Plotting code records:
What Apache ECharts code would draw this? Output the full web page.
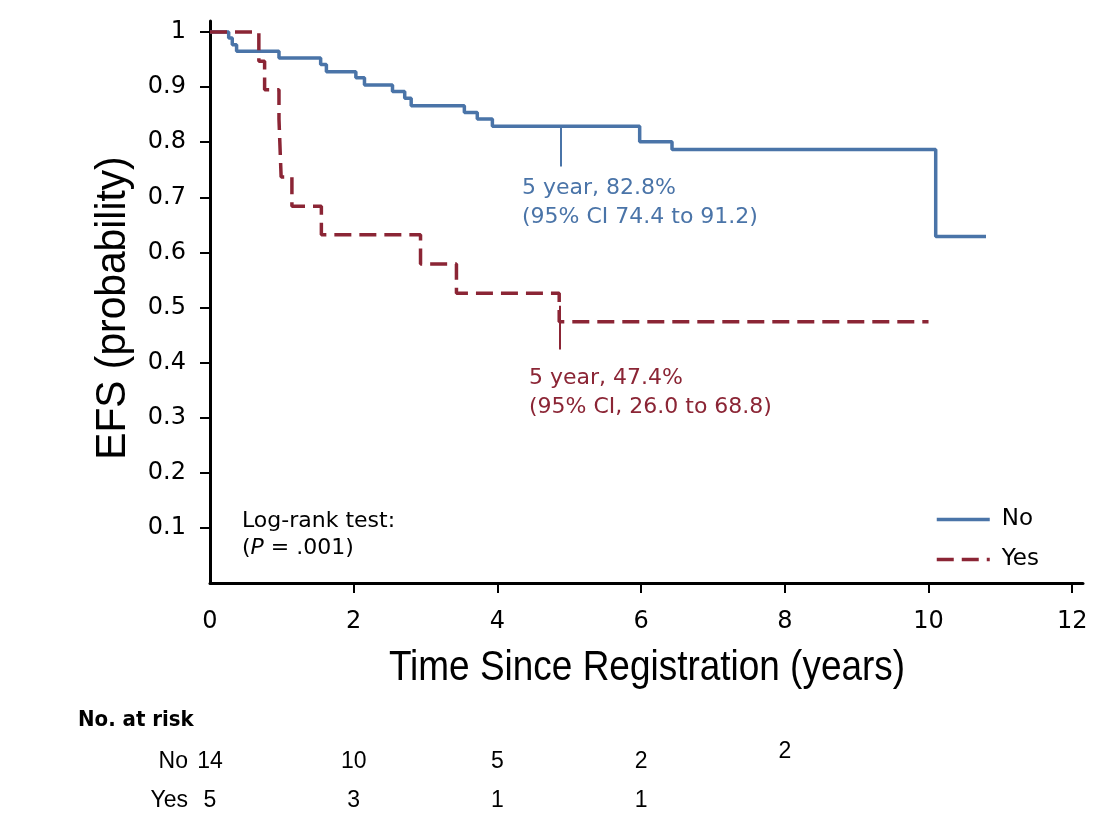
<!DOCTYPE html>
<html>
<head>
<meta charset="utf-8">
<script src="https://cdn.jsdelivr.net/npm/echarts@6/dist/echarts.min.js"></script>
<style>html,body{margin:0;padding:0;background:#fff}#chart{width:1102px;height:836px}</style>
</head>
<body>
<div id="chart"></div>
<script>
// ---- data ----
const timesNo = [0, 0.26, 0.31, 0.37, 0.96, 1.54, 1.62, 2.03, 2.15, 2.54, 2.71, 2.80, 3.54, 3.72, 3.93, 5.98, 6.43, 10.10, 10.80];
const survNo  = [1, 0.989, 0.977, 0.965, 0.953, 0.941, 0.928, 0.917, 0.904, 0.892, 0.880, 0.866, 0.854, 0.842, 0.829, 0.801, 0.787, 0.629, 0.629];
const timesYes = [0, 0.68, 0.76, 0.96, 0.975, 0.99, 1.14, 1.55, 2.93, 3.43, 4.86, 10.0];
const survYes  = [1, 0.947, 0.895, 0.842, 0.789, 0.737, 0.684, 0.632, 0.579, 0.526, 0.474, 0.474];
const fiveYearNo = [4.88, 0.829];
const fiveYearYes = [4.87, 0.474];
const groups = ['No', 'Yes'];
const xTickValues = [0, 2, 4, 6, 8, 10, 12];
const yTickValues = [0.1, 0.2, 0.3, 0.4, 0.5, 0.6, 0.7, 0.8, 0.9, 1];
const riskTimesNo = [0, 2, 4, 6, 8];
const riskNo = [14, 10, 5, 2, 2];
const riskTimesYes = [0, 2, 4, 6];
const riskYes = [5, 3, 1, 1];
const xTitle = 'Time Since Registration (years)';
const yTitle = 'EFS (probability)';

// ---- style ----
const BLUE = '#4a74a8';
const RED = '#8b2535';
const SANS = '"Liberation Sans", Arial, sans-serif';
const WIDE = '"DejaVu Sans", sans-serif';
const COND = '"DejaVu Sans Condensed", "DejaVu Sans", sans-serif';

const chart = echarts.init(document.getElementById('chart'), null, {renderer: 'canvas'});

const pairs = (xs, ys) => xs.map((x, i) => [x, ys[i]]);
const riskData = (ts, vals, g) => ts.map((t, i) => {
  const item = {value: [t, g, vals[i]]};
  if (g === 'No' && t === 8) item.label = {offset: [0, -10]};
  return item;
});
const riskLabel = {
  show: true, position: 'inside', formatter: p => String(p.value[2]),
  fontFamily: SANS, fontSize: 23, color: '#000', textBorderWidth: 0
};

const option = {
  animation: false,
  backgroundColor: '#fff',
  title: {
    text: 'No. at risk', left: 78, top: 709, padding: 0,
    textStyle: {fontFamily: COND, fontWeight: 'bold', fontSize: 22, color: '#000'}
  },
  legend: {
    data: groups, orient: 'vertical', left: 935, top: 508, padding: 0,
    itemWidth: 53, itemHeight: 14, itemGap: 17,
    itemStyle: {opacity: 0},
    lineStyle: {width: 3.5},
    textStyle: {fontFamily: WIDE, fontSize: 23, color: '#000', padding: [0, 0, 0, 7]}
  },
  grid: [
    {left: 210, right: 19, top: 21, bottom: 253, containLabel: false},
    {left: 210, right: 19, top: 742, height: 78, containLabel: false}
  ],
  xAxis: [
    {
      type: 'value', gridIndex: 0, min: 0, max: 12.15,
      axisLine: {lineStyle: {color: '#000', width: 3}},
      axisTick: {show: true, length: 10, lineStyle: {color: '#000', width: 2}, customValues: [2, 4, 6, 8, 10, 12]},
      axisLabel: {customValues: xTickValues, fontFamily: WIDE, fontSize: 24, color: '#000', margin: 27},
      splitLine: {show: false}
    },
    {type: 'value', gridIndex: 1, min: 0, max: 12.15, show: false}
  ],
  yAxis: [
    {
      type: 'value', gridIndex: 0, min: 0, max: 1.02,
      axisLine: {show: true, lineStyle: {color: '#000', width: 3}},
      axisTick: {show: true, length: 10, lineStyle: {color: '#000', width: 2}, customValues: yTickValues},
      axisLabel: {customValues: yTickValues, fontFamily: WIDE, fontSize: 24, color: '#000', margin: 24,
        formatter: v => String(Math.round(v * 10) / 10)},
      splitLine: {show: false}
    },
    {
      type: 'category', gridIndex: 1, data: ['Yes', 'No'],
      axisLine: {show: false}, axisTick: {show: false}, splitLine: {show: false},
      axisLabel: {fontFamily: SANS, fontSize: 23, color: '#000', margin: 22}
    }
  ],
  series: [
    {
      name: 'No', type: 'line', step: 'end', xAxisIndex: 0, yAxisIndex: 0,
      data: pairs(timesNo, survNo), symbol: 'none', showSymbol: false,
      lineStyle: {color: BLUE, width: 3.5}, itemStyle: {color: BLUE}, z: 2,
      markLine: {
        silent: true, symbol: 'none', label: {show: false}, animation: false,
        lineStyle: {color: BLUE, width: 2, type: 'solid'},
        data: [[{coord: [fiveYearNo[0], fiveYearNo[1]]}, {coord: [fiveYearNo[0], fiveYearNo[1] - 0.073]}]]
      }
    },
    {
      name: 'Yes', type: 'line', step: 'end', xAxisIndex: 0, yAxisIndex: 0,
      data: pairs(timesYes, survYes), symbol: 'none', showSymbol: false,
      lineStyle: {color: RED, width: 3.5, type: [17, 8]}, itemStyle: {color: RED}, z: 3,
      markLine: {
        silent: true, symbol: 'none', label: {show: false}, animation: false,
        lineStyle: {color: RED, width: 2, type: 'solid'},
        data: [[{coord: [fiveYearYes[0], fiveYearYes[1] + 0.029]}, {coord: [fiveYearYes[0], fiveYearYes[1] - 0.05]}]]
      }
    },
    {
      name: 'riskNo', type: 'scatter', xAxisIndex: 1, yAxisIndex: 1, symbolSize: 0, silent: true,
      itemStyle: {opacity: 1, color: '#000'},
      data: riskData(riskTimesNo, riskNo, 'No'), label: riskLabel
    },
    {
      name: 'riskYes', type: 'scatter', xAxisIndex: 1, yAxisIndex: 1, symbolSize: 0, silent: true,
      itemStyle: {opacity: 1, color: '#000'},
      data: riskData(riskTimesYes, riskYes, 'Yes'), label: riskLabel
    }
  ],
  graphic: [
    {type: 'text', x: 647, y: 668, scaleX: 0.88, silent: true,
      style: {text: xTitle, fill: '#000', font: '42px ' + SANS, align: 'center', verticalAlign: 'middle'}},
    {type: 'text', x: 113, y: 308, rotation: Math.PI / 2, scaleX: 0.97, silent: true,
      style: {text: yTitle, fill: '#000', font: '42px ' + SANS, align: 'center', verticalAlign: 'middle'}},
    {type: 'text', left: 522, top: 174, silent: true,
      style: {text: '5 year, 82.8%\n(95% CI 74.4 to 91.2)', fill: BLUE, font: '22px ' + WIDE, lineHeight: 29}},
    {type: 'text', left: 529, top: 364, silent: true,
      style: {text: '5 year, 47.4%\n(95% CI, 26.0 to 68.8)', fill: RED, font: '22px ' + WIDE, lineHeight: 29}},
    {type: 'text', left: 242, top: 508, silent: true,
      style: {
        text: 'Log-rank test:\n({i|P} = .001)', fill: '#000', font: '22px ' + WIDE, lineHeight: 27,
        rich: {i: {fontStyle: 'italic', fontFamily: WIDE, fontSize: 22, fill: '#000', lineHeight: 27}}
      }}
  ]
};
chart.setOption(option);
</script>
</body>
</html>
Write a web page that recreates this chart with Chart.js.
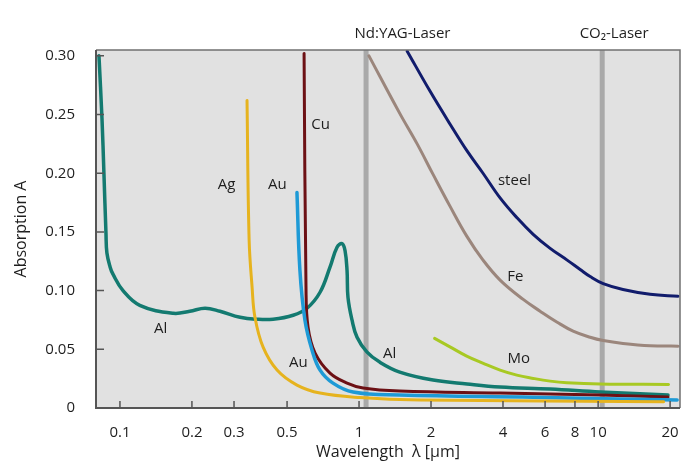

Work to complete: Omit every picture, and otherwise quote the entries exactly.

Final result:
What Apache ECharts code would draw this? Output the full web page.
<!DOCTYPE html>
<html>
<head>
<meta charset="utf-8">
<script src="https://cdn.jsdelivr.net/npm/echarts@6/dist/echarts.min.js"></script>
<style>html,body{margin:0;padding:0;background:#fff}#chart{width:1102px;height:836px}</style>
</head>
<body>
<div id="chart"></div>
<script>
// ---- data ----
const timesNo = [0, 0.26, 0.31, 0.37, 0.96, 1.54, 1.62, 2.03, 2.15, 2.54, 2.71, 2.80, 3.54, 3.72, 3.93, 5.98, 6.43, 10.10, 10.80];
const survNo  = [1, 0.989, 0.977, 0.965, 0.953, 0.941, 0.928, 0.917, 0.904, 0.892, 0.880, 0.866, 0.854, 0.842, 0.829, 0.801, 0.787, 0.629, 0.629];
const timesYes = [0, 0.68, 0.76, 0.96, 0.975, 0.99, 1.14, 1.55, 2.93, 3.43, 4.86, 10.0];
const survYes  = [1, 0.947, 0.895, 0.842, 0.789, 0.737, 0.684, 0.632, 0.579, 0.526, 0.474, 0.474];
const fiveYearNo = [4.88, 0.829];
const fiveYearYes = [4.87, 0.474];
const groups = ['No', 'Yes'];
const xTickValues = [0, 2, 4, 6, 8, 10, 12];
const yTickValues = [0.1, 0.2, 0.3, 0.4, 0.5, 0.6, 0.7, 0.8, 0.9, 1];
const riskTimesNo = [0, 2, 4, 6, 8];
const riskNo = [14, 10, 5, 2, 2];
const riskTimesYes = [0, 2, 4, 6];
const riskYes = [5, 3, 1, 1];
const xTitle = 'Time Since Registration (years)';
const yTitle = 'EFS (probability)';

// ---- style ----
const BLUE = '#4a74a8';
const RED = '#8b2535';
const SANS = '"Liberation Sans", Arial, sans-serif';
const WIDE = '"DejaVu Sans", sans-serif';
const COND = '"DejaVu Sans Condensed", "DejaVu Sans", sans-serif';

const chart = echarts.init(document.getElementById('chart'), null, {renderer: 'canvas'});

const pairs = (xs, ys) => xs.map((x, i) => [x, ys[i]]);
const riskData = (ts, vals, g) => ts.map((t, i) => {
  const item = {value: [t, g, vals[i]]};
  if (g === 'No' && t === 8) item.label = {offset: [0, -10]};
  return item;
});
const riskLabel = {
  show: true, position: 'inside', formatter: p => String(p.value[2]),
  fontFamily: SANS, fontSize: 23, color: '#000', textBorderWidth: 0
};

const option = {
  animation: false,
  backgroundColor: '#fff',
  title: {
    text: 'No. at risk', left: 78, top: 709, padding: 0,
    textStyle: {fontFamily: COND, fontWeight: 'bold', fontSize: 22, color: '#000'}
  },
  legend: {
    data: groups, orient: 'vertical', left: 935, top: 508, padding: 0,
    itemWidth: 53, itemHeight: 14, itemGap: 17,
    itemStyle: {opacity: 0},
    lineStyle: {width: 3.5},
    textStyle: {fontFamily: WIDE, fontSize: 23, color: '#000', padding: [0, 0, 0, 7]}
  },
  grid: [
    {left: 210, right: 19, top: 21, bottom: 253, containLabel: false},
    {left: 210, right: 19, top: 742, height: 78, containLabel: false}
  ],
  xAxis: [
    {
      type: 'value', gridIndex: 0, min: 0, max: 12.15,
      axisLine: {lineStyle: {color: '#000', width: 3}},
      axisTick: {show: true, length: 10, lineStyle: {color: '#000', width: 2}, customValues: [2, 4, 6, 8, 10, 12]},
      axisLabel: {customValues: xTickValues, fontFamily: WIDE, fontSize: 24, color: '#000', margin: 27},
      splitLine: {show: false}
    },
    {type: 'value', gridIndex: 1, min: 0, max: 12.15, show: false}
  ],
  yAxis: [
    {
      type: 'value', gridIndex: 0, min: 0, max: 1.02,
      axisLine: {show: true, lineStyle: {color: '#000', width: 3}},
      axisTick: {show: true, length: 10, lineStyle: {color: '#000', width: 2}, customValues: yTickValues},
      axisLabel: {customValues: yTickValues, fontFamily: WIDE, fontSize: 24, color: '#000', margin: 24,
        formatter: v => String(Math.round(v * 10) / 10)},
      splitLine: {show: false}
    },
    {
      type: 'category', gridIndex: 1, data: ['Yes', 'No'],
      axisLine: {show: false}, axisTick: {show: false}, splitLine: {show: false},
      axisLabel: {fontFamily: SANS, fontSize: 23, color: '#000', margin: 22}
    }
  ],
  series: [
    {
      name: 'No', type: 'line', step: 'end', xAxisIndex: 0, yAxisIndex: 0,
      data: pairs(timesNo, survNo), symbol: 'none', showSymbol: false,
      lineStyle: {color: BLUE, width: 3.5}, itemStyle: {color: BLUE}, z: 2,
      markLine: {
        silent: true, symbol: 'none', label: {show: false}, animation: false,
        lineStyle: {color: BLUE, width: 2, type: 'solid'},
        data: [[{coord: [fiveYearNo[0], fiveYearNo[1]]}, {coord: [fiveYearNo[0], fiveYearNo[1] - 0.073]}]]
      }
    },
    {
      name: 'Yes', type: 'line', step: 'end', xAxisIndex: 0, yAxisIndex: 0,
      data: pairs(timesYes, survYes), symbol: 'none', showSymbol: false,
      lineStyle: {color: RED, width: 3.5, type: [17, 8]}, itemStyle: {color: RED}, z: 3,
      markLine: {
        silent: true, symbol: 'none', label: {show: false}, animation: false,
        lineStyle: {color: RED, width: 2, type: 'solid'},
        data: [[{coord: [fiveYearYes[0], fiveYearYes[1] + 0.029]}, {coord: [fiveYearYes[0], fiveYearYes[1] - 0.05]}]]
      }
    },
    {
      name: 'riskNo', type: 'scatter', xAxisIndex: 1, yAxisIndex: 1, symbolSize: 0, silent: true,
      itemStyle: {opacity: 1, color: '#000'},
      data: riskData(riskTimesNo, riskNo, 'No'), label: riskLabel
    },
    {
      name: 'riskYes', type: 'scatter', xAxisIndex: 1, yAxisIndex: 1, symbolSize: 0, silent: true,
      itemStyle: {opacity: 1, color: '#000'},
      data: riskData(riskTimesYes, riskYes, 'Yes'), label: riskLabel
    }
  ],
  graphic: [
    {type: 'text', x: 647, y: 668, scaleX: 0.88, silent: true,
      style: {text: xTitle, fill: '#000', font: '42px ' + SANS, align: 'center', verticalAlign: 'middle'}},
    {type: 'text', x: 113, y: 308, rotation: Math.PI / 2, scaleX: 0.97, silent: true,
      style: {text: yTitle, fill: '#000', font: '42px ' + SANS, align: 'center', verticalAlign: 'middle'}},
    {type: 'text', left: 522, top: 174, silent: true,
      style: {text: '5 year, 82.8%\n(95% CI 74.4 to 91.2)', fill: BLUE, font: '22px ' + WIDE, lineHeight: 29}},
    {type: 'text', left: 529, top: 364, silent: true,
      style: {text: '5 year, 47.4%\n(95% CI, 26.0 to 68.8)', fill: RED, font: '22px ' + WIDE, lineHeight: 29}},
    {type: 'text', left: 242, top: 508, silent: true,
      style: {
        text: 'Log-rank test:\n({i|P} = .001)', fill: '#000', font: '22px ' + WIDE, lineHeight: 27,
        rich: {i: {fontStyle: 'italic', fontFamily: WIDE, fontSize: 22, fill: '#000', lineHeight: 27}}
      }}
  ]
};
chart.setOption(option);
</script>
</body>
</html>
Write a web page that recreates this chart with Chart.js.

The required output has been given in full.